§ **WORK INSTRUCTIONS**:
Your task is to transcribe the data in full.

--- START SUPPLIED INFORMATION ---

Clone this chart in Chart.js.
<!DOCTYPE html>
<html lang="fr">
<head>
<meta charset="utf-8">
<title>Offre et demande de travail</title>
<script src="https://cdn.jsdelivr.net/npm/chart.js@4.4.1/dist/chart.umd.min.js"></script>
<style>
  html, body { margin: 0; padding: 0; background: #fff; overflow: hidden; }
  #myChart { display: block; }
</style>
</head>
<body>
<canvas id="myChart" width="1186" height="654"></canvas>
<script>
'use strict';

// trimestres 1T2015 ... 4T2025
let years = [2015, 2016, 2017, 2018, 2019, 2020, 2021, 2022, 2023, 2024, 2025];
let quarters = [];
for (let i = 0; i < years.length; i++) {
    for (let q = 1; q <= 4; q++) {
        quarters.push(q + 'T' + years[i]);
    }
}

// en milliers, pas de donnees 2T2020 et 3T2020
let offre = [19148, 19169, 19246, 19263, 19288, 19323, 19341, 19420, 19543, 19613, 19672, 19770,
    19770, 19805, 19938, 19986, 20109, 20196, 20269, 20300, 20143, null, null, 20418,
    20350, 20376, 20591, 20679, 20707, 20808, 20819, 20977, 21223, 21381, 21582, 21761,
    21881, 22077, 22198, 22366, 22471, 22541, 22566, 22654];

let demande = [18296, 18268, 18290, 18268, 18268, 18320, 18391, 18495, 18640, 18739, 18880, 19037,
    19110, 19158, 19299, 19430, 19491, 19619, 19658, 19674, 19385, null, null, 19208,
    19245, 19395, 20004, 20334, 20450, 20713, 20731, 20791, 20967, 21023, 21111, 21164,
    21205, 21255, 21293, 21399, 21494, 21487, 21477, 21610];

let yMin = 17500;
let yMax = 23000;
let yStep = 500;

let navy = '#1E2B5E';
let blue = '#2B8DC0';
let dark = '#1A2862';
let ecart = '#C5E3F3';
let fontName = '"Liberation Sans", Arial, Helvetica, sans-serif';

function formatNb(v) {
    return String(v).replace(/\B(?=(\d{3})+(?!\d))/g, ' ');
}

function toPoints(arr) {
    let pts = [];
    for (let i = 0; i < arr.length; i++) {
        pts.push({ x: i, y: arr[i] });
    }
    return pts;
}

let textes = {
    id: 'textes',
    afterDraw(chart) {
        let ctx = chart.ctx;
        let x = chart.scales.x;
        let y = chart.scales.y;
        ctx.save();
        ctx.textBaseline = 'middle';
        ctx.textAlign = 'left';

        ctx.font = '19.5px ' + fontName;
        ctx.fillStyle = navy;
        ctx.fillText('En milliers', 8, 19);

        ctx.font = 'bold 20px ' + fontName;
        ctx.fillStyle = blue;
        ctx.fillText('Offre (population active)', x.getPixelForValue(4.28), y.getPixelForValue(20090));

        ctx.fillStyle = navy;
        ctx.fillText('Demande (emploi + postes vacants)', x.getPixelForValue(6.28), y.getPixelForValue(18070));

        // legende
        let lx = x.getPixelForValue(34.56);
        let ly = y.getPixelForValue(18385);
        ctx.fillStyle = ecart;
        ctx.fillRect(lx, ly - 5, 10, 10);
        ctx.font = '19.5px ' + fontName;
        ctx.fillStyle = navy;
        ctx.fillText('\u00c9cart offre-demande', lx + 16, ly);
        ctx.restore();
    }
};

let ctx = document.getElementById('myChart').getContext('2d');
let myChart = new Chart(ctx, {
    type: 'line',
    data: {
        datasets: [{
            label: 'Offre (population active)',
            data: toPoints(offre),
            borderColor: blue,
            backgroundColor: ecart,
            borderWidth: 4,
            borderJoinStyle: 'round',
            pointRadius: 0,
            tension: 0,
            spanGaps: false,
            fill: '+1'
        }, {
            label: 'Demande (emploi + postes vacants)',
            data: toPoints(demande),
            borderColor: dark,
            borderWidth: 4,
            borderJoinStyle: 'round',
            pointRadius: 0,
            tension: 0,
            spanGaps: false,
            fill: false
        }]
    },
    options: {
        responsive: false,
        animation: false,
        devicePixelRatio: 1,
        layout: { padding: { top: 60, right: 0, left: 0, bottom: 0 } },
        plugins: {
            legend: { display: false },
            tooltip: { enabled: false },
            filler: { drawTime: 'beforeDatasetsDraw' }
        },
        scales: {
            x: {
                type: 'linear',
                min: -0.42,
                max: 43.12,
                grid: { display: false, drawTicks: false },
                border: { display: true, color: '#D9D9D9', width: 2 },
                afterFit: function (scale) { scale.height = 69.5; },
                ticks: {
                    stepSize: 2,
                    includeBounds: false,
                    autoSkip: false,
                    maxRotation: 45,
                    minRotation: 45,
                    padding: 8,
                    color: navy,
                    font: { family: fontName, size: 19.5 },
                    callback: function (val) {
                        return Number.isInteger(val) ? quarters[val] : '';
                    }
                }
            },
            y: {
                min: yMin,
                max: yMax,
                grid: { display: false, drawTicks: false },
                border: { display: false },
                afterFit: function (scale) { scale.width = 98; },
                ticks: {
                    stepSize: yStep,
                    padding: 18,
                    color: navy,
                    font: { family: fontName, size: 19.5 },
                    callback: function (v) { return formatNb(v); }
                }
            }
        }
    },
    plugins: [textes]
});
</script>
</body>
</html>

--- END SUPPLIED INFORMATION ---

§ **FINISHED EXERCISE**:
Clone this chart in Chart.js.
<!DOCTYPE html>
<html lang="fr">
<head>
<meta charset="utf-8">
<title>Offre et demande de travail</title>
<script src="https://cdn.jsdelivr.net/npm/chart.js@4.4.1/dist/chart.umd.min.js"></script>
<style>
  html, body { margin: 0; padding: 0; background: #fff; overflow: hidden; }
  #myChart { display: block; }
</style>
</head>
<body>
<canvas id="myChart" width="1186" height="654"></canvas>
<script>
'use strict';

// trimestres 1T2015 ... 4T2025
let years = [2015, 2016, 2017, 2018, 2019, 2020, 2021, 2022, 2023, 2024, 2025];
let quarters = [];
for (let i = 0; i < years.length; i++) {
    for (let q = 1; q <= 4; q++) {
        quarters.push(q + 'T' + years[i]);
    }
}

// en milliers, pas de donnees 2T2020 et 3T2020
let offre = [19148, 19169, 19246, 19263, 19288, 19323, 19341, 19420, 19543, 19613, 19672, 19770,
    19770, 19805, 19938, 19986, 20109, 20196, 20269, 20300, 20143, null, null, 20418,
    20350, 20376, 20591, 20679, 20707, 20808, 20819, 20977, 21223, 21381, 21582, 21761,
    21881, 22077, 22198, 22366, 22471, 22541, 22566, 22654];

let demande = [18296, 18268, 18290, 18268, 18268, 18320, 18391, 18495, 18640, 18739, 18880, 19037,
    19110, 19158, 19299, 19430, 19491, 19619, 19658, 19674, 19385, null, null, 19208,
    19245, 19395, 20004, 20334, 20450, 20713, 20731, 20791, 20967, 21023, 21111, 21164,
    21205, 21255, 21293, 21399, 21494, 21487, 21477, 21610];

let yMin = 17500;
let yMax = 23000;
let yStep = 500;

let navy = '#1E2B5E';
let blue = '#2B8DC0';
let dark = '#1A2862';
let ecart = '#C5E3F3';
let fontName = '"Liberation Sans", Arial, Helvetica, sans-serif';

function formatNb(v) {
    return String(v).replace(/\B(?=(\d{3})+(?!\d))/g, ' ');
}

function toPoints(arr) {
    let pts = [];
    for (let i = 0; i < arr.length; i++) {
        pts.push({ x: i, y: arr[i] });
    }
    return pts;
}

let textes = {
    id: 'textes',
    afterDraw(chart) {
        let ctx = chart.ctx;
        let x = chart.scales.x;
        let y = chart.scales.y;
        ctx.save();
        ctx.textBaseline = 'middle';
        ctx.textAlign = 'left';

        ctx.font = '19.5px ' + fontName;
        ctx.fillStyle = navy;
        ctx.fillText('En milliers', 8, 19);

        ctx.font = 'bold 20px ' + fontName;
        ctx.fillStyle = blue;
        ctx.fillText('Offre (population active)', x.getPixelForValue(4.28), y.getPixelForValue(20090));

        ctx.fillStyle = navy;
        ctx.fillText('Demande (emploi + postes vacants)', x.getPixelForValue(6.28), y.getPixelForValue(18070));

        // legende
        let lx = x.getPixelForValue(34.56);
        let ly = y.getPixelForValue(18385);
        ctx.fillStyle = ecart;
        ctx.fillRect(lx, ly - 5, 10, 10);
        ctx.font = '19.5px ' + fontName;
        ctx.fillStyle = navy;
        ctx.fillText('\u00c9cart offre-demande', lx + 16, ly);
        ctx.restore();
    }
};

let ctx = document.getElementById('myChart').getContext('2d');
let myChart = new Chart(ctx, {
    type: 'line',
    data: {
        datasets: [{
            label: 'Offre (population active)',
            data: toPoints(offre),
            borderColor: blue,
            backgroundColor: ecart,
            borderWidth: 4,
            borderJoinStyle: 'round',
            pointRadius: 0,
            tension: 0,
            spanGaps: false,
            fill: '+1'
        }, {
            label: 'Demande (emploi + postes vacants)',
            data: toPoints(demande),
            borderColor: dark,
            borderWidth: 4,
            borderJoinStyle: 'round',
            pointRadius: 0,
            tension: 0,
            spanGaps: false,
            fill: false
        }]
    },
    options: {
        responsive: false,
        animation: false,
        devicePixelRatio: 1,
        layout: { padding: { top: 60, right: 0, left: 0, bottom: 0 } },
        plugins: {
            legend: { display: false },
            tooltip: { enabled: false },
            filler: { drawTime: 'beforeDatasetsDraw' }
        },
        scales: {
            x: {
                type: 'linear',
                min: -0.42,
                max: 43.12,
                grid: { display: false, drawTicks: false },
                border: { display: true, color: '#D9D9D9', width: 2 },
                afterFit: function (scale) { scale.height = 69.5; },
                ticks: {
                    stepSize: 2,
                    includeBounds: false,
                    autoSkip: false,
                    maxRotation: 45,
                    minRotation: 45,
                    padding: 8,
                    color: navy,
                    font: { family: fontName, size: 19.5 },
                    callback: function (val) {
                        return Number.isInteger(val) ? quarters[val] : '';
                    }
                }
            },
            y: {
                min: yMin,
                max: yMax,
                grid: { display: false, drawTicks: false },
                border: { display: false },
                afterFit: function (scale) { scale.width = 98; },
                ticks: {
                    stepSize: yStep,
                    padding: 18,
                    color: navy,
                    font: { family: fontName, size: 19.5 },
                    callback: function (v) { return formatNb(v); }
                }
            }
        }
    },
    plugins: [textes]
});
</script>
</body>
</html>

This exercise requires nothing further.